Print all of the lines exactly. Any picture among them stays out.

>>>>>

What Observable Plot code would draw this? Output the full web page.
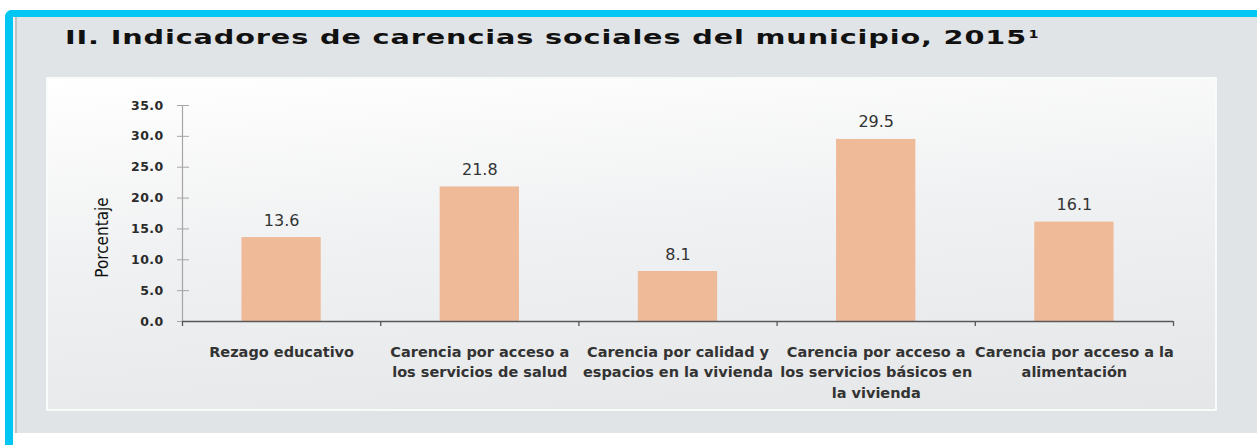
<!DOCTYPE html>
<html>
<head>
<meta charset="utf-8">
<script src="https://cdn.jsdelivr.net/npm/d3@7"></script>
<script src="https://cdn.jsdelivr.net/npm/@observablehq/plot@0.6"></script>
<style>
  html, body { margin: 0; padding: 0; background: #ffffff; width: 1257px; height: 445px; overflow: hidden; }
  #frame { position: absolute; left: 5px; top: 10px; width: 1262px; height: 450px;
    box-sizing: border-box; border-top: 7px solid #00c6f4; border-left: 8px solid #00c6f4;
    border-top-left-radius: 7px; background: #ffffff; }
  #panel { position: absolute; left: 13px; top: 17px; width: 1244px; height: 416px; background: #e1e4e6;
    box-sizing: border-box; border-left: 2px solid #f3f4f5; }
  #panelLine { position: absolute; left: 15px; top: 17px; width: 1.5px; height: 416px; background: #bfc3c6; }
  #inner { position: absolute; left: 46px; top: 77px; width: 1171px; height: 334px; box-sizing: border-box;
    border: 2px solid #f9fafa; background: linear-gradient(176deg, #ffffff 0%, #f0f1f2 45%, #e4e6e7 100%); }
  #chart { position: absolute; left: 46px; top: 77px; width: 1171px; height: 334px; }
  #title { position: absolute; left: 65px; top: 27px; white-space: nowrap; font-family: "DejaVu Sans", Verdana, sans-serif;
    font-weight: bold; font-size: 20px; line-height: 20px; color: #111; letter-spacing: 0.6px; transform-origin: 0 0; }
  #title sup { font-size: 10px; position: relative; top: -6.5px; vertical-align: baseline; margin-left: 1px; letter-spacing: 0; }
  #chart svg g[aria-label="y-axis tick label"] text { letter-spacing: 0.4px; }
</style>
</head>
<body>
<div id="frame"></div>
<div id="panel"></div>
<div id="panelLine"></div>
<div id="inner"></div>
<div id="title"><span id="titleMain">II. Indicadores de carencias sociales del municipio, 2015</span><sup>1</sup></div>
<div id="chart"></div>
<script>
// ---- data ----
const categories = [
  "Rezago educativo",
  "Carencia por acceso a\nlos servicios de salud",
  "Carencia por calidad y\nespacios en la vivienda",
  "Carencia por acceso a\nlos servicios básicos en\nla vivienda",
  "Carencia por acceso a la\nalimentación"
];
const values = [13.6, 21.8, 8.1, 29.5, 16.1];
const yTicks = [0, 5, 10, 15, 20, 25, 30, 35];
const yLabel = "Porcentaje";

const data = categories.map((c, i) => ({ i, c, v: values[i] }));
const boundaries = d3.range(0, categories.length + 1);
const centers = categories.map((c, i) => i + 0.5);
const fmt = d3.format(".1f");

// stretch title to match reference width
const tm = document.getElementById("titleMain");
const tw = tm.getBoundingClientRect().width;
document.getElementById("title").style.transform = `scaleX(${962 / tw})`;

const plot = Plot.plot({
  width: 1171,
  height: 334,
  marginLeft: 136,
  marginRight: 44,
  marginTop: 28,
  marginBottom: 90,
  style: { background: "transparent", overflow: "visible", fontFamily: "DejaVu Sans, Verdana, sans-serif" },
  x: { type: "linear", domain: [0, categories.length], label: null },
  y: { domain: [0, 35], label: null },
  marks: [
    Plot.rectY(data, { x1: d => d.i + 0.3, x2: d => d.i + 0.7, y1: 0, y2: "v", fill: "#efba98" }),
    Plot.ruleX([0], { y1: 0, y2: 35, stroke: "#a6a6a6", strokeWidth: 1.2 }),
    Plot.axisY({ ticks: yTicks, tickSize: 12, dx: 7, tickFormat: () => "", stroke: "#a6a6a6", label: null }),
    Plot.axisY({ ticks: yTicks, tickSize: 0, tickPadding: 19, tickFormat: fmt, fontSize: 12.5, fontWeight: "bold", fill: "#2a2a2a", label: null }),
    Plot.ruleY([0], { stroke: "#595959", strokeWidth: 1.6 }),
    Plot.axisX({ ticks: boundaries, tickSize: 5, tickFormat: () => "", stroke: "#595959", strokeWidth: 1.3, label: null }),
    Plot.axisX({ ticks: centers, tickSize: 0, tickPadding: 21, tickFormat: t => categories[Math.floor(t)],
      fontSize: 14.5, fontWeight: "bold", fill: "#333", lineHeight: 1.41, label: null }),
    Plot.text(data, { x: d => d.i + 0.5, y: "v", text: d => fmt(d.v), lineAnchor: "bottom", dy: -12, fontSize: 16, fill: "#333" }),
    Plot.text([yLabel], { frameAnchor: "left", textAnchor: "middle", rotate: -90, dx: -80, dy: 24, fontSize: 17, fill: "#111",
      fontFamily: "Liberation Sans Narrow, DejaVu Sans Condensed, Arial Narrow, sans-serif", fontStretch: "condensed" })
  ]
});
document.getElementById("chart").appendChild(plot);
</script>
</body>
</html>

<<<<<

- _RESULT_
What Observable Plot code would draw this? Output the full web page.
<!DOCTYPE html>
<html>
<head>
<meta charset="utf-8">
<script src="https://cdn.jsdelivr.net/npm/d3@7"></script>
<script src="https://cdn.jsdelivr.net/npm/@observablehq/plot@0.6"></script>
<style>
  html, body { margin: 0; padding: 0; background: #ffffff; width: 1257px; height: 445px; overflow: hidden; }
  #frame { position: absolute; left: 5px; top: 10px; width: 1262px; height: 450px;
    box-sizing: border-box; border-top: 7px solid #00c6f4; border-left: 8px solid #00c6f4;
    border-top-left-radius: 7px; background: #ffffff; }
  #panel { position: absolute; left: 13px; top: 17px; width: 1244px; height: 416px; background: #e1e4e6;
    box-sizing: border-box; border-left: 2px solid #f3f4f5; }
  #panelLine { position: absolute; left: 15px; top: 17px; width: 1.5px; height: 416px; background: #bfc3c6; }
  #inner { position: absolute; left: 46px; top: 77px; width: 1171px; height: 334px; box-sizing: border-box;
    border: 2px solid #f9fafa; background: linear-gradient(176deg, #ffffff 0%, #f0f1f2 45%, #e4e6e7 100%); }
  #chart { position: absolute; left: 46px; top: 77px; width: 1171px; height: 334px; }
  #title { position: absolute; left: 65px; top: 27px; white-space: nowrap; font-family: "DejaVu Sans", Verdana, sans-serif;
    font-weight: bold; font-size: 20px; line-height: 20px; color: #111; letter-spacing: 0.6px; transform-origin: 0 0; }
  #title sup { font-size: 10px; position: relative; top: -6.5px; vertical-align: baseline; margin-left: 1px; letter-spacing: 0; }
  #chart svg g[aria-label="y-axis tick label"] text { letter-spacing: 0.4px; }
</style>
</head>
<body>
<div id="frame"></div>
<div id="panel"></div>
<div id="panelLine"></div>
<div id="inner"></div>
<div id="title"><span id="titleMain">II. Indicadores de carencias sociales del municipio, 2015</span><sup>1</sup></div>
<div id="chart"></div>
<script>
// ---- data ----
const categories = [
  "Rezago educativo",
  "Carencia por acceso a\nlos servicios de salud",
  "Carencia por calidad y\nespacios en la vivienda",
  "Carencia por acceso a\nlos servicios básicos en\nla vivienda",
  "Carencia por acceso a la\nalimentación"
];
const values = [13.6, 21.8, 8.1, 29.5, 16.1];
const yTicks = [0, 5, 10, 15, 20, 25, 30, 35];
const yLabel = "Porcentaje";

const data = categories.map((c, i) => ({ i, c, v: values[i] }));
const boundaries = d3.range(0, categories.length + 1);
const centers = categories.map((c, i) => i + 0.5);
const fmt = d3.format(".1f");

// stretch title to match reference width
const tm = document.getElementById("titleMain");
const tw = tm.getBoundingClientRect().width;
document.getElementById("title").style.transform = `scaleX(${962 / tw})`;

const plot = Plot.plot({
  width: 1171,
  height: 334,
  marginLeft: 136,
  marginRight: 44,
  marginTop: 28,
  marginBottom: 90,
  style: { background: "transparent", overflow: "visible", fontFamily: "DejaVu Sans, Verdana, sans-serif" },
  x: { type: "linear", domain: [0, categories.length], label: null },
  y: { domain: [0, 35], label: null },
  marks: [
    Plot.rectY(data, { x1: d => d.i + 0.3, x2: d => d.i + 0.7, y1: 0, y2: "v", fill: "#efba98" }),
    Plot.ruleX([0], { y1: 0, y2: 35, stroke: "#a6a6a6", strokeWidth: 1.2 }),
    Plot.axisY({ ticks: yTicks, tickSize: 12, dx: 7, tickFormat: () => "", stroke: "#a6a6a6", label: null }),
    Plot.axisY({ ticks: yTicks, tickSize: 0, tickPadding: 19, tickFormat: fmt, fontSize: 12.5, fontWeight: "bold", fill: "#2a2a2a", label: null }),
    Plot.ruleY([0], { stroke: "#595959", strokeWidth: 1.6 }),
    Plot.axisX({ ticks: boundaries, tickSize: 5, tickFormat: () => "", stroke: "#595959", strokeWidth: 1.3, label: null }),
    Plot.axisX({ ticks: centers, tickSize: 0, tickPadding: 21, tickFormat: t => categories[Math.floor(t)],
      fontSize: 14.5, fontWeight: "bold", fill: "#333", lineHeight: 1.41, label: null }),
    Plot.text(data, { x: d => d.i + 0.5, y: "v", text: d => fmt(d.v), lineAnchor: "bottom", dy: -12, fontSize: 16, fill: "#333" }),
    Plot.text([yLabel], { frameAnchor: "left", textAnchor: "middle", rotate: -90, dx: -80, dy: 24, fontSize: 17, fill: "#111",
      fontFamily: "Liberation Sans Narrow, DejaVu Sans Condensed, Arial Narrow, sans-serif", fontStretch: "condensed" })
  ]
});
document.getElementById("chart").appendChild(plot);
</script>
</body>
</html>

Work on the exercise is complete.